→ Your task
Beginning with the first line, set down every line through the one containing "import * as", exactly as it appears, but not the pictures.

→ Information provided
## Start
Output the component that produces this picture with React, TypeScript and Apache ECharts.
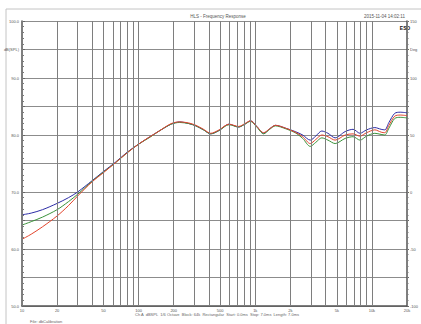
import React, { useEffect, useRef } from "react";
import * as echarts from "echarts";

const freqs = [10, 12, 15, 20, 25, 30, 40, 50, 63, 80, 100, 125, 150, 190, 225, 270, 310, 360, 415, 490, 595, 720, 815, 910, 1030, 1180, 1330, 1490, 1820, 2200, 2550, 2960, 3300, 3720, 4200, 4840, 5900, 6900, 7900, 9000, 10600, 12000, 12900, 14000, 15700, 17500, 20000];
const blueVals = [66.0, 66.3, 66.9, 68.0, 69.0, 70.0, 72.0, 73.6, 75.2, 77.0, 78.4, 79.7, 80.7, 81.9, 82.3, 82.0, 81.6, 80.9, 80.2, 80.8, 81.9, 81.4, 81.9, 82.5, 81.5, 80.3, 81.1, 81.7, 81.2, 80.6, 80.0, 79.1, 79.8, 80.7, 80.3, 79.5, 80.6, 81.0, 80.3, 80.9, 81.3, 81.0, 80.9, 82.2, 83.8, 84.0, 83.9];
const redVals = [61.7, 62.6, 63.9, 65.8, 67.6, 69.3, 71.8, 73.4, 75.1, 76.9, 78.4, 79.7, 80.7, 82.0, 82.3, 82.1, 81.7, 81.0, 80.3, 80.9, 81.9, 81.5, 82.0, 82.5, 81.5, 80.4, 81.1, 81.7, 81.2, 80.5, 79.7, 78.5, 79.2, 80.0, 79.7, 79.1, 80.0, 80.2, 79.8, 80.4, 80.9, 80.5, 80.4, 81.7, 83.3, 83.5, 83.4];
const greenVals = [64.2, 64.8, 65.6, 66.9, 68.3, 69.6, 71.9, 73.5, 75.1, 76.9, 78.4, 79.6, 80.7, 81.9, 82.2, 82.0, 81.6, 80.9, 80.2, 80.8, 81.8, 81.4, 81.9, 82.4, 81.4, 80.2, 81.0, 81.6, 81.1, 80.4, 79.4, 78.0, 78.7, 79.5, 79.1, 78.5, 79.4, 79.7, 79.1, 79.8, 80.3, 80.1, 80.0, 81.2, 82.9, 83.1, 83.0];

const gridFreqs = [10, 20, 30, 40, 50, 60, 70, 80, 90, 100, 200, 300, 400, 500, 600, 700, 800, 900, 1000, 2000, 3000, 4000, 5000, 6000, 7000, 8000, 9000, 10000, 20000];
const labelFreqs = [10, 20, 50, 100, 200, 500, 1000, 2000, 5000, 10000, 20000];
const labelTexts = ["10", "20", "50", "100", "200", "500", "1k", "2k", "5k", "10k", "20k"];

const leftLabels: Record<number, string> = { 95: "dB(SPL)", 90: "90.0", 80: "80.0", 70: "70.0", 60: "60.0", 50: "50.0" };
const rightLabels: Record<number, string> = { 125: "Deg", 100: "100", 50: "50", 0: "0", [-50]: "-50", [-100]: "-100" };
const topLeftValue = 100;
const topLeftLabel = "100.0";
const topRightValue = 150;
const topRightLabel = "150";

export default function App() {
  const ref = useRef<HTMLDivElement>(null);
  useEffect(() => {
    if (!ref.current) return;
    const chart = echarts.init(ref.current, null, { renderer: "svg" });
    const mk = (vals: number[]) => freqs.map((f, i) => [f, vals[i]]);
    const markData: any[] = gridFreqs.map((f) => {
      const li = labelFreqs.indexOf(f);
      return {
        xAxis: f,
        label: li >= 0 ? { show: true, formatter: labelTexts[li] } : { show: false },
      };
    });
    const baseGraphic: any[] = [
      { type: "rect", shape: { x: 6, y: 9, width: 440, height: 340 }, style: { fill: "none", stroke: "#c4c4c4", lineWidth: 1 }, silent: true },
      { type: "text", x: 218, y: 16, style: { text: "HLS - Frequency Response", fontSize: 4.5, fill: "#555", align: "center", verticalAlign: "middle" } },
      { type: "text", x: 405, y: 16, style: { text: "2015-11-04 14:02:11", fontSize: 4.5, fill: "#555", align: "right", verticalAlign: "middle" } },
      { type: "text", x: 405, y: 28, style: { text: "ESD", fontSize: 5, fontWeight: "bold", fill: "#111", align: "center", verticalAlign: "middle" } },
      { type: "text", x: 217, y: 314, style: { text: "Ch A  dBSPL  1/6 Octave  Block: 64k  Rectangular  Start: 0.0ms  Stop: 7.0ms  Length: 7.0ms", fontSize: 4, fill: "#666", align: "center", verticalAlign: "middle" } },
      { type: "text", x: 30, y: 321, style: { text: "File: dbCalibration", fontSize: 4, fill: "#666", align: "left", verticalAlign: "middle" } },
    ];
    chart.setOption({
      animation: false,
      backgroundColor: "#ffffff",
      textStyle: { fontFamily: "Liberation Sans, Arial, sans-serif" },
      grid: { left: 22, right: 11, top: 21, bottom: 18 },
      graphic: baseGraphic,
      xAxis: {
        type: "log",
        logBase: 10,
        min: 10,
        max: 20000,
        axisLine: { show: true, onZero: false, lineStyle: { color: "#555", width: 1.5 } },
        axisTick: { show: false },
        axisLabel: { show: false },
        splitLine: { show: false },
      },
      yAxis: [
        {
          type: "value",
          min: 50,
          max: 100,
          interval: 5,
          position: "left",
          axisLine: { show: true, lineStyle: { color: "#555", width: 1.5 } },
          axisTick: { show: true, inside: true, length: 3, lineStyle: { color: "#666" } },
          minorTick: { show: true, splitNumber: 5, length: 2, lineStyle: { color: "#777" } },
          axisLabel: { fontSize: 4, color: "#555", margin: 3, showMinLabel: true, hideOverlap: false, formatter: (v: number) => leftLabels[Math.round(v)] || "" },
          splitLine: { show: true, lineStyle: { color: "#8c8c8c", width: 1 } },
        },
        {
          type: "value",
          min: -100,
          max: 150,
          interval: 25,
          position: "right",
          axisLine: { show: true, lineStyle: { color: "#555", width: 1.5 } },
          axisTick: { show: true, length: 2, lineStyle: { color: "#666" } },
          minorTick: { show: true, splitNumber: 5, length: 1.5, lineStyle: { color: "#777" } },
          axisLabel: { fontSize: 4, color: "#555", margin: 3, showMinLabel: true, hideOverlap: false, formatter: (v: number) => rightLabels[Math.round(v)] || "" },
          splitLine: { show: false },
        },
      ],
      series: [
        {
          type: "line",
          data: [],
          z: 1,
          silent: true,
          markLine: {
            silent: true,
            symbol: "none",
            lineStyle: { color: "#7e7e7e", width: 1, type: "solid" },
            label: { position: "start", fontSize: 4, color: "#555", distance: 2 },
            emphasis: { disabled: true },
            data: markData,
          },
        },
        { type: "line", name: "Blue", data: mk(blueVals), showSymbol: false, smooth: 0.3, z: 3, lineStyle: { color: "#2c2ca6", width: 1 } },
        { type: "line", name: "Green", data: mk(greenVals), showSymbol: false, smooth: 0.3, z: 3, lineStyle: { color: "#3a923a", width: 1 } },
        { type: "line", name: "Red", data: mk(redVals), showSymbol: false, smooth: 0.3, z: 3, lineStyle: { color: "#e3442c", width: 1 } },
      ],
    });
    const yl = chart.convertToPixel({ yAxisIndex: 0 }, topLeftValue) as number;
    const yr = chart.convertToPixel({ yAxisIndex: 1 }, topRightValue) as number;
    const xl = chart.convertToPixel({ xAxisIndex: 0 }, 10) as number;
    const xr = chart.convertToPixel({ xAxisIndex: 0 }, 20000) as number;
    chart.setOption({
      graphic: [
        ...baseGraphic,
        { type: "text", x: xl - 3, y: yl, z: 100, style: { text: topLeftLabel, fontSize: 4, fill: "#555", align: "right", verticalAlign: "middle" } },
        { type: "text", x: xr + 3, y: yr, z: 100, style: { text: topRightLabel, fontSize: 4, fill: "#555", align: "left", verticalAlign: "middle" } },
      ],
    });
    return () => chart.dispose();
  }, []);
  return <div ref={ref} style={{ position: "fixed", left: 0, top: 0, width: 421, height: 324 }} />;
}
## End
→ Solution to this problem
Output the component that produces this picture with React, TypeScript and Apache ECharts.
import React, { useEffect, useRef } from "react";
import * as echarts from "echarts";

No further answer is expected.